Suzuki : If the bit rate is high enough, there's enough data to cover any shortcoming even if the encoder doesn't work exactly as hoped. But the lower the bit rate, the more likely it will be affected should the encoder performance be just a little wanting - it would appear as noise or otherwise sound poor. That's why we spent a lot of time enhancing the 48kbps and 64kbps encoders. We're confident that they sound better than any competing codec. In the future, with the cooperation of SME, we want to make audio quality even better.
－Recently, the rising popularity of personal audio players equipped with hard disks has increased the interest in codecs. As codec developers what would you like to see in ATRAC compliant products?
Inoue : For our part, we will continue to work hard on codec development, and we'd like product developers to continue to focus on crafting the quality of the sound at the point where it is converted from digital to analogue.
Suzuki : Of course, product developers are concerned with the whole player, but I think it's an advantage for audio manufacturers like us if we can optimize each of the components that make up a player. As a user myself, that's what I expect.
－As ATRAC developers, do you have a message for the readers?

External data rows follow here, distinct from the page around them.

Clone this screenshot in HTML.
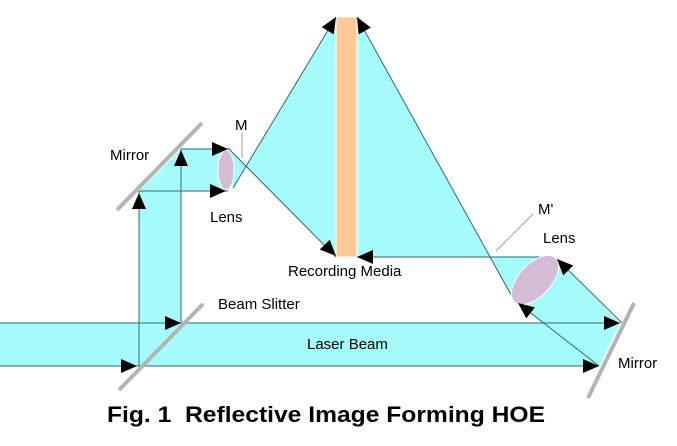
<!DOCTYPE html>
<html><head><meta charset="utf-8"><style>
html,body{margin:0;padding:0;background:#fff;}
svg{display:block;}
text{font-family:"Liberation Sans",Arial,sans-serif;fill:#000;}
</style></head><body>
<svg width="677" height="446" viewBox="0 0 677 446" xmlns="http://www.w3.org/2000/svg">
<g fill="#a6fcfc" stroke="none">
<polygon points="0,323 620,323 599,366 0,366"/>
<polygon points="139,323 139,191 181,149 228,149 228,191 181,191 181,323"/>
<polygon points="228,148 246,166 336,17 336,257 246,166 233,190"/>
<polygon points="357,17 515,302 599,366 620,323 555,257 357,257"/>
</g>
<rect x="336" y="17" width="21" height="240" fill="#fcc896" stroke="#fff" stroke-width="1"/>
<g stroke="#2f6a6a" stroke-width="1" fill="none">
<line x1="0" y1="323" x2="620" y2="323"/>
<line x1="0" y1="366" x2="599" y2="366"/>
<line x1="139" y1="366" x2="139" y2="191"/>
<line x1="181" y1="323" x2="181" y2="149"/>
<line x1="139" y1="191" x2="228" y2="191"/>
<line x1="181" y1="149" x2="228" y2="149"/>
<line x1="233" y1="188" x2="336" y2="17"/>
<line x1="228" y1="148" x2="336" y2="257"/>
<line x1="357" y1="17" x2="515" y2="302"/>
<line x1="357" y1="257" x2="553" y2="257"/>
<line x1="557" y1="259" x2="622" y2="323"/>
<line x1="518" y1="303" x2="599" y2="366"/>
</g>
<g stroke="#b4b4b4" stroke-width="4" stroke-linecap="butt">
<line x1="117" y1="210" x2="202" y2="123"/>
<line x1="119" y1="390" x2="203" y2="304"/>
<line x1="634" y1="303" x2="588" y2="398"/>
</g>
<g stroke="#b4b4b4" stroke-width="1.3">
<line x1="242" y1="133" x2="242" y2="158"/>
<line x1="533" y1="214" x2="496" y2="251"/>
</g>
<ellipse cx="226" cy="170" rx="8" ry="20" fill="#d4bcd4" stroke="#fff" stroke-width="1"/>
<ellipse cx="0" cy="0" rx="16" ry="30" transform="translate(535,280) rotate(43)" fill="#d4bcd4" stroke="#fff" stroke-width="1"/>
<g fill="#000">
<polygon points="0,0 -16,-7 -16,7" transform="translate(137,366)"/>
<polygon points="0,0 -16,-7 -16,7" transform="translate(181,323)"/>
<polygon points="0,0 -16,-7 -16,7" transform="translate(139,193) rotate(-90)"/>
<polygon points="0,0 -16,-7 -16,7" transform="translate(181,150) rotate(-90)"/>
<polygon points="0,0 -16,-7 -16,7" transform="translate(228,149)"/>
<polygon points="0,0 -16,-7 -16,7" transform="translate(226,191)"/>
<polygon points="0,0 -16,-7 -16,7" transform="translate(336,256) rotate(45.3)"/>
<polygon points="0,0 -16,-7 -16,7" transform="translate(357,257) rotate(180)"/>
<polygon points="0,0 -16,-7 -16,7" transform="translate(336,17) rotate(-58.9)"/>
<polygon points="0,0 -16,-7 -16,7" transform="translate(357,17) rotate(-119)"/>
<polygon points="0,0 -16,-7 -16,7" transform="translate(557,259) rotate(-134.5)"/>
<polygon points="0,0 -16,-7 -16,7" transform="translate(518,303) rotate(-142)"/>
<polygon points="0,0 -16,-7 -16,7" transform="translate(620,323)"/>
<polygon points="0,0 -16,-7 -16,7" transform="translate(599,366)"/>
</g>
<g font-size="15">
<text x="110" y="160">Mirror</text>
<text x="235" y="130">M</text>
<text x="210" y="222">Lens</text>
<text x="538" y="214">M'</text>
<text x="543" y="243">Lens</text>
<text x="288" y="276">Recording Media</text>
<text x="218" y="309">Beam Slitter</text>
<text x="307" y="349">Laser Beam</text>
<text x="618" y="368">Mirror</text>
</g>
<text x="107" y="422" font-size="22" font-weight="bold" textLength="438" lengthAdjust="spacingAndGlyphs" xml:space="preserve">Fig. 1  Reflective Image Forming HOE</text>
</svg>
</body></html>
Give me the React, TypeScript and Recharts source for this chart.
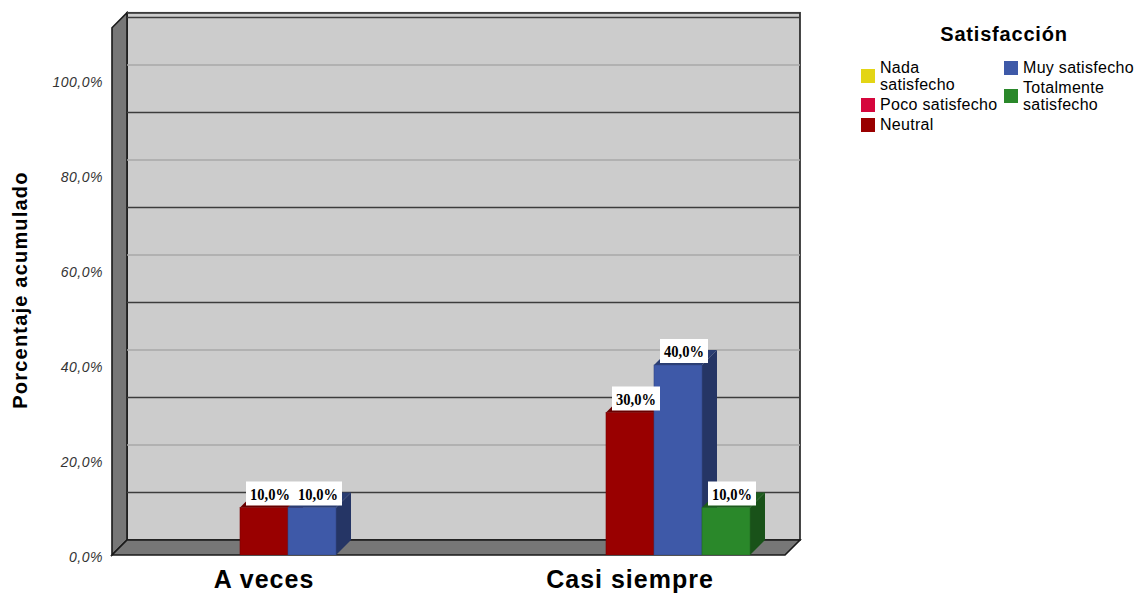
import { BarChart, Bar, XAxis, YAxis, CartesianGrid, Legend, LabelList } from "recharts";

// data
const categories = ["A veces", "Casi siempre"];
const nadaSatisfecho = [null, null];
const pocoSatisfecho = [null, null];
const neutral = [10, 30];
const muySatisfecho = [10, 40];
const totalmenteSatisfecho = [null, 10];
const yTicks = [0, 10, 20, 30, 40, 50, 60, 70, 80, 90, 100, 110];

const SERIES = [
  { key: "nada", name: "Nada satisfecho", color: "#e3d515", values: nadaSatisfecho },
  { key: "poco", name: "Poco satisfecho", color: "#d5063c", values: pocoSatisfecho },
  { key: "neutral", name: "Neutral", color: "#990000", values: neutral },
  { key: "muy", name: "Muy satisfecho", color: "#3e59a8", values: muySatisfecho },
  { key: "total", name: "Totalmente satisfecho", color: "#2a882a", values: totalmenteSatisfecho },
];
const WRAPPED = ["Nada satisfecho", "Totalmente satisfecho"];

const data = categories.map((cat, i) => {
  const row: Record<string, any> = { cat };
  SERIES.forEach((s) => (row[s.key] = s.values[i]));
  return row;
});

// layout
const W = 1140;
const H = 595;
const D = 15; // 3d depth
const FRONT_L = 112;
const FRONT_R = 785;
const FRONT_B = 555;
const Y_MAX = 111;
const PX_PER = 4.75;
const FRONT_T = FRONT_B - Y_MAX * PX_PER;

const SANS = "'Liberation Sans', Arial, sans-serif";

function shade(hex: string, f: number) {
  const n = parseInt(hex.slice(1), 16);
  const r = Math.round(((n >> 16) & 255) * f);
  const g = Math.round(((n >> 8) & 255) * f);
  const b = Math.round((n & 255) * f);
  return `rgb(${r},${g},${b})`;
}

const fmt = (v: number) => v.toFixed(1).replace(".", ",") + "%";

function Bar3D(props: any) {
  const { x, y, width, height, fill, value } = props;
  if (value == null || !height || height <= 0) return null;
  return (
    <g>
      <polygon
        points={`${x},${y} ${x + D},${y - D} ${x + width + D},${y - D} ${x + width},${y}`}
        fill={shade(fill, 0.68)}
      />
      <polygon
        points={`${x + width},${y} ${x + width + D},${y - D} ${x + width + D},${y + height - D} ${x + width},${y + height}`}
        fill={shade(fill, 0.6)}
      />
      <rect x={x} y={y} width={width} height={height} fill={fill} stroke={shade(fill, 0.8)} strokeWidth={0.6} />
    </g>
  );
}

function BarLabel(props: any) {
  const vb = props.viewBox ?? props;
  const { value } = props;
  if (value == null || value === 0) return null;
  const x = vb.x ?? props.x;
  const y = vb.y ?? props.y;
  const width = vb.width ?? props.width;
  const cx = x + width / 2 + 6;
  return (
    <g>
      <rect x={cx - 24} y={y - 26} width={48} height={24} fill="#fff" />
      <text
        x={cx - 20}
        y={y - 8}
        textLength={40}
        lengthAdjust="spacingAndGlyphs"
        fontFamily="'Liberation Serif', serif"
        fontWeight="bold"
        fontSize={17}
        fill="#000"
      >
        {fmt(value)}
      </text>
    </g>
  );
}

function GridLine(props: any) {
  const y = props.y1;
  const v = Math.round((FRONT_B - y) / PX_PER);
  if (v <= 0) return <g key={props.key} />;
  const light = v % 20 === 0;
  return (
    <line
      key={props.key}
      x1={FRONT_L + D}
      x2={FRONT_R + D}
      y1={y - D}
      y2={y - D}
      stroke={light ? "#a8a8a8" : "#3c3c3c"}
      strokeWidth={1.6}
    />
  );
}

function YTick(props: any) {
  const { y, payload } = props;
  if (payload.value % 20 !== 0) return null;
  return (
    <text
      x={103}
      y={y + 6.5}
      textAnchor="end"
      fontFamily={SANS}
      fontStyle="italic"
      fontSize={14}
      letterSpacing={0.5}
      fill="#333"
    >
      {fmt(payload.value)}
    </text>
  );
}

function XTick(props: any) {
  const { x, y, payload } = props;
  return (
    <text
      x={x}
      y={y + 25}
      textAnchor="middle"
      fontFamily={SANS}
      fontWeight="bold"
      fontSize={25}
      letterSpacing={1}
      fill="#000"
    >
      {payload.value}
    </text>
  );
}

function LegendItem({ entry }: { entry: any }) {
  const name: string = entry.value;
  const lines = WRAPPED.includes(name) ? name.split(" ") : [name];
  return (
    <div style={{ display: "flex", alignItems: "center", marginBottom: 3 }}>
      <div
        style={{
          width: 14,
          height: 14,
          background: entry.color,
          marginRight: 5,
          flex: "none",
        }}
      />
      <div style={{ lineHeight: "17px" }}>
        {lines.map((l) => (
          <div key={l}>{l}</div>
        ))}
      </div>
    </div>
  );
}

function renderLegend(props: any) {
  const payload = [...(props.payload ?? [])].sort(
    (a: any, b: any) =>
      SERIES.findIndex((s) => s.name === a.value) - SERIES.findIndex((s) => s.name === b.value)
  );
  const col1 = payload.slice(0, 3);
  const col2 = payload.slice(3);
  return (
    <div style={{ fontFamily: SANS, fontSize: 16, letterSpacing: 0.3, color: "#000" }}>
      <div
        style={{
          textAlign: "center",
          fontWeight: "bold",
          fontSize: 20,
          letterSpacing: 0.8,
          width: 286,
          marginBottom: 13,
        }}
      >
        Satisfacción
      </div>
      <div style={{ display: "flex" }}>
        <div style={{ width: 143 }}>
          {col1.map((e: any) => (
            <LegendItem key={e.value} entry={e} />
          ))}
        </div>
        <div>
          {col2.map((e: any) => (
            <LegendItem key={e.value} entry={e} />
          ))}
        </div>
      </div>
    </div>
  );
}

export default function App() {
  return (
    <div style={{ position: "absolute", left: 0, top: 0, width: W, height: H, background: "#fff" }}>
      <svg width={W} height={H} style={{ position: "absolute", left: 0, top: 0 }}>
        {/* back wall */}
        <rect
          x={FRONT_L + D}
          y={FRONT_T - D}
          width={FRONT_R - FRONT_L}
          height={FRONT_B - FRONT_T}
          fill="#cccccc"
          stroke="#1a1a1a"
          strokeWidth={1.6}
        />
        {/* left wall */}
        <polygon
          points={`${FRONT_L},${FRONT_T} ${FRONT_L + D},${FRONT_T - D} ${FRONT_L + D},${FRONT_B - D} ${FRONT_L},${FRONT_B}`}
          fill="#777777"
          stroke="#1a1a1a"
          strokeWidth={1.6}
        />
        {/* floor */}
        <polygon
          points={`${FRONT_L},${FRONT_B} ${FRONT_L + D},${FRONT_B - D} ${FRONT_R + D},${FRONT_B - D} ${FRONT_R},${FRONT_B}`}
          fill="#777777"
          stroke="#1a1a1a"
          strokeWidth={1.6}
        />
        <text
          transform="rotate(-90)"
          x={-290}
          y={27}
          textAnchor="middle"
          fontFamily={SANS}
          fontWeight="bold"
          fontSize={20}
          letterSpacing={1.2}
          fill="#000"
        >
          Porcentaje acumulado
        </text>
      </svg>
      <div style={{ position: "absolute", left: 0, top: 0 }}>
        <BarChart
          width={W}
          height={H}
          data={data}
          margin={{ top: FRONT_T, right: 327, bottom: 0, left: 21 }}
          barGap={0}
          barSize={48}
        >
          <CartesianGrid vertical={false} horizontal={GridLine} />
          <XAxis dataKey="cat" height={40} axisLine={false} tickLine={false} tick={XTick} interval={0} />
          <YAxis
            width={60}
            domain={[0, Y_MAX]}
            ticks={yTicks}
            axisLine={false}
            tickLine={false}
            tick={YTick}
            allowDataOverflow
          />
          <Legend
            layout="horizontal"
            verticalAlign="middle"
            align="center"
            content={renderLegend}
            wrapperStyle={{ left: 861, top: 23, width: 279 }}
          />
          {SERIES.map((s) => (
            <Bar
              key={s.key}
              dataKey={s.key}
              name={s.name}
              fill={s.color}
              shape={Bar3D}
              isAnimationActive={false}
            >
              <LabelList dataKey={s.key} content={BarLabel} />
            </Bar>
          ))}
        </BarChart>
      </div>
    </div>
  );
}
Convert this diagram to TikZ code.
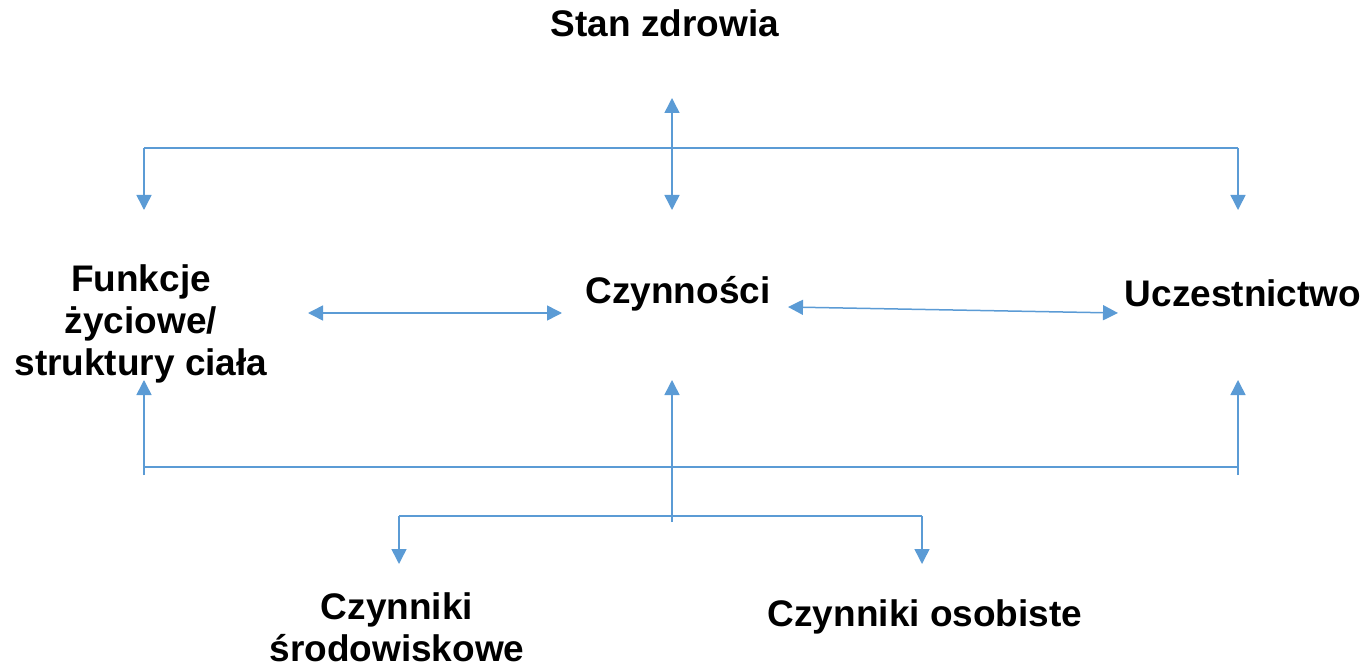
\documentclass[tikz,border=0pt]{standalone}
\usepackage{fontspec}
\setmainfont{Liberation Sans}
\usetikzlibrary{arrows.meta}
\definecolor{lineblue}{HTML}{5B9BD5}
\tikzset{
  lbl/.style={font=\bfseries\fontsize{37}{42}\selectfont, inner sep=0pt, anchor=base, align=center},
  conn/.style={draw=lineblue, line width=1.5pt},
  arr/.style={conn, -{Triangle[width=15pt,length=15pt]}},
  darr/.style={conn, {Triangle[width=15pt,length=15pt]}-{Triangle[width=15pt,length=15pt]}},
}
\begin{document}
\begin{tikzpicture}[x=1pt,y=-1pt]
\useasboundingbox (0,0) rectangle (1371,671);
% labels
\node[lbl] (stan) at (665,37) {Stan zdrowia};
\node[lbl, anchor=north] (funk) at (141,264) {Funkcje\\życiowe/\\struktury ciała};
\node[lbl] (czyn) at (678,303) {Czynności};
\node[lbl] (ucz) at (1243,306) {Uczestnictwo};
\node[lbl, anchor=north] (srod) at (397,592) {Czynniki\\środowiskowe};
\node[lbl] (osob) at (925,626) {Czynniki osobiste};
% coordinates
\coordinate (tl) at (144,148);
\coordinate (tr) at (1238,148);
\coordinate (tlA) at (144,210);
\coordinate (trA) at (1238,210);
\coordinate (ctop) at (672,98);
\coordinate (cbot) at (672,210);
\coordinate (hl1) at (308,313);
\coordinate (hl2) at (562,313);
\coordinate (hr1) at (788,307);
\coordinate (hr2) at (1118,313);
\coordinate (bl) at (144,467);
\coordinate (br) at (1238,467);
\coordinate (blx) at (144,475);
\coordinate (brx) at (1238,475);
\coordinate (blA) at (144,380);
\coordinate (brA) at (1238,380);
\coordinate (cA) at (672,380);
\coordinate (cb) at (672,522);
\coordinate (sl) at (399,516);
\coordinate (sr) at (922,516);
\coordinate (slA) at (399,564);
\coordinate (srA) at (922,564);
% top
\draw[conn] (tl) -- (tr);
\draw[arr] (tl) -- (tlA);
\draw[arr] (tr) -- (trA);
\draw[darr] (ctop) -- (cbot);
% middle
\draw[darr] (hl1) -- (hl2);
\draw[darr] (hr1) -- (hr2);
% bottom
\draw[conn] (bl) -- (br);
\draw[arr] (blx) -- (blA);
\draw[arr] (brx) -- (brA);
\draw[arr] (cb) -- (cA);
\draw[conn] (sl) -- (sr);
\draw[arr] (sl) -- (slA);
\draw[arr] (sr) -- (srA);
\end{tikzpicture}
\end{document}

Tsuji : Some people seem to have the bias that "compressed sound is bad", which I think is a bit of a shame. Maybe it just comes from familiarity with linear PCM compact discs - their very presence helps create this impression of inferiority. I really hope that people put aside any prejudice they may have and listen to compressed music with an open mind.
Toyama : I once worked in an SME mastering studio for a month as part of my production training, and was surprised to find the vast number of sounds in a CD recording. If you compare compressed music to that, of course it isn't the same, but it does create new ways to enjoy music, such as online music, and lets you store a lot more songs on recording media. Whether we're talking about a natural shift in sound quality, or being able to enjoy music for hours without getting tired, what we do, we do for music - after all, we love music. And we'll keep on developing to expand the possibilities of sound.
Suzuki : When we created the ATRAC algorithm we put a lot of emphasis on high quality sound. So I would ask the readers to experience it first-hand, and at different bit rates.
Inoue : Yes, our ultimate goal as developers is to have listeners appreciate just how good the music sounds without noticing the bit rates. We will continue to work hard to craft the kind of sounds that allow people to enjoy music naturally and with the greatest pleasure.